Sunday, 12 February 2012

Breaking in the boots

This afternoon I took my new boots for a walk, and some camera gear despite the mist that descended after lunch. I had nothing much in mind but I was determined to find some love for the 14-24 which I started the walk off with. I keep getting the horrible feeling I ought to have gone for something less ultrawide-to-wide. It has its uses, and it's scarily sharp, but it's uses are specialised. I took some shots with it that failed to satisfy compositionally. The most satisfactory one was a shot of a bridge which sits well in my current trend for taking boring almost symmetrical landscapes.


I walked up the side of the drain in the above photo fully intending to use the lens around the barn just about visible in the distance. However when I got there there were thousands of pink-footed geese feeding in the field beyond the barn, with more flighting in. I swapped to the 70-200 (and cursed not slipping the teleconverter in the bag) in the hope of getting some shots of geese coming in to land. It was not to be. So I took a couple of shots of the back wall of the barn. Who says you don't need vibration reduction and high ISO performance? Well people like me who hate tripods need them both!


I left the longer lens on an carried on my walk. The land around the drain is flat and featureless, and with the low mist I didn't think the wide view would be very revealing. There was a nice arrangement of plastic crates left in a leek field.
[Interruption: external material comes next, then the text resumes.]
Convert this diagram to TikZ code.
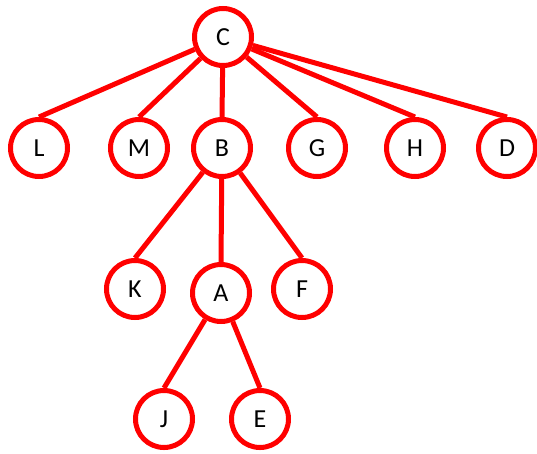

The lone red crate performing Constable's trick for setting off landscape paintings. The mist and the light was less than conducive to a good picture though. Constable would probably have left his paints at home today.

The first shot is a 10x8 crop which I find more relaxed than 3x2. Somehow there's a greater stillness in landscapes framed at this ratio. Or so it seems to me. I can't decide if the wider or zoomed view makes the most of the subject. The flat lighting does neither any favours.



Something that displaying all these shots at sizes suitable for the web fails to do is show the fine detail and texture that the original files posses and which would be obvious in a print. This is one reason I make prints of my favourite pictures. These are then popped into cheap frames and scattered around the place to give me time to mull over them and work out if they are as good as I initially think they are. Only by living with pictures can you get a good handle on their merits.